The Hazards and Mitigation of Dust in Demolition

Dust created by equipment

When discussing potential hazards involved in a demolition job, dust is rarely at the top of the list. But, dust is a reality in almost any type of demolition and being able to control dust on site is an important skill for your demolition contractor. The term dust refers to any minute solids. Particularly in industrial demolition, when various hazardous materials are present, prolonged exposure to dust is more than just a nuisance. Here's a closer look at both the hazards created by dust and mitigation techniques used by demolition contractors.
  • Hazards
Because demolition crews find themselves working in more densely populated areas than ever before, effectively identifying potential hazards to the surrounding community is extremely important. Dust can be hazardous to both humans and to equipment. It gets in the airways of workers and members of the community and exacerbates conditions like asthma. Engine wear and maintenance requirements are increased due to equipment's air intake includes significant amounts of dust. There are also the concerns of hazardous materials included in airborne dust. Asbestos is the most well-known hazard present on demolition sites, but there additional concerns over crystalline silica and histoplasmosis. Exposure to each of these hazards, particularly when they are being inhaled, can lead to significant health problems .
  • Mitigation
The most common and simple technique for controlling dust on a demolition site is to use surface suppression. Using hoses and sprinklers, workers spray water over surfaces, which serves to keep dust from being released into the air. It can, potentially, create additional safety concerns, however, because of the amount of water it introduces onto the site. Airborne dust capture systems, which come in the form of atomized spray or electrostatically charged fog, is an alternative method for mitigation. While fog is successful in particle control, it's not as effective in windy or turbulent environments and is typically only used in controlled, indoor projects.
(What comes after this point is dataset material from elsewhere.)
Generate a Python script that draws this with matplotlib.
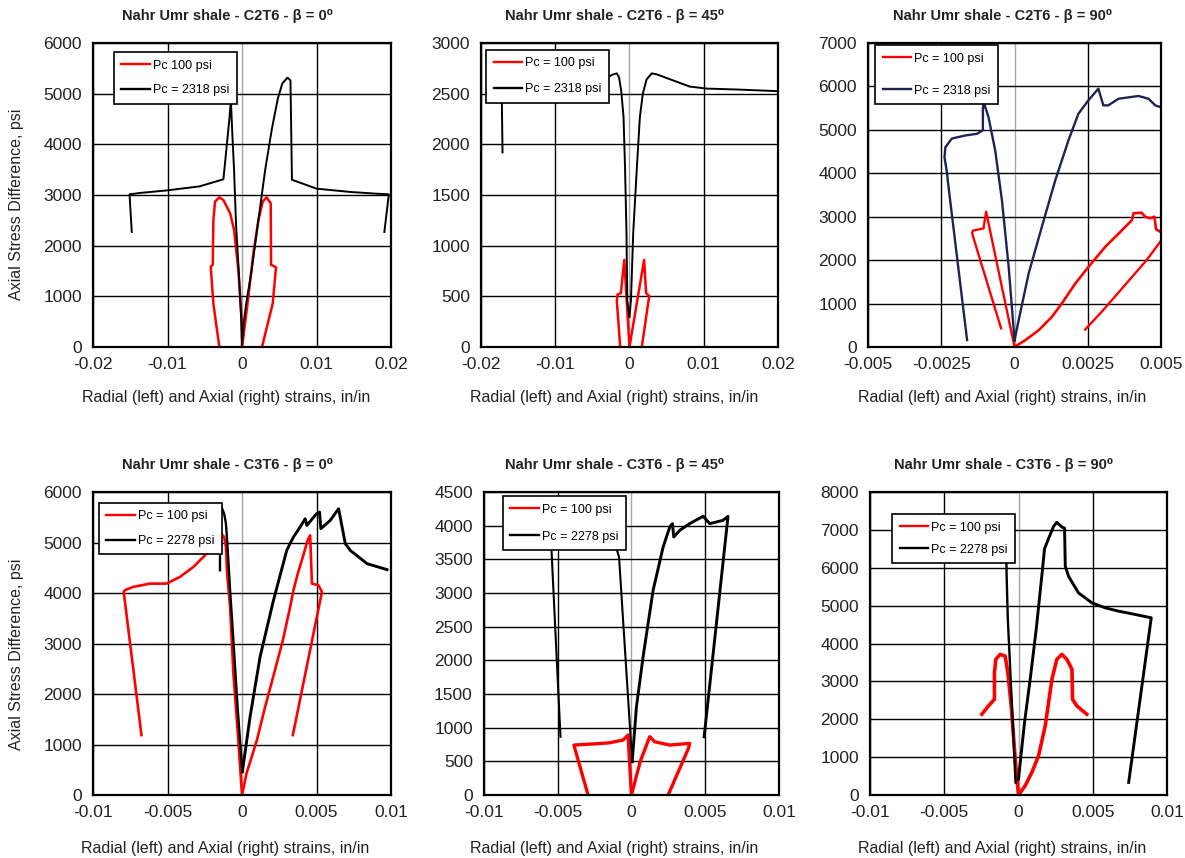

Atomized spray is typically launched from a powerful fan at high velocity in order to capture dust out of the air. This technique has proven to be the most effective for many demolition applications.For effective planning and control of hazards and other obstacles in demolition projects, you need to work with experienced, professional contractors. Call us at Demolition Technologies to learn how we approach projects while making safety and environmental responsibility at the forefront.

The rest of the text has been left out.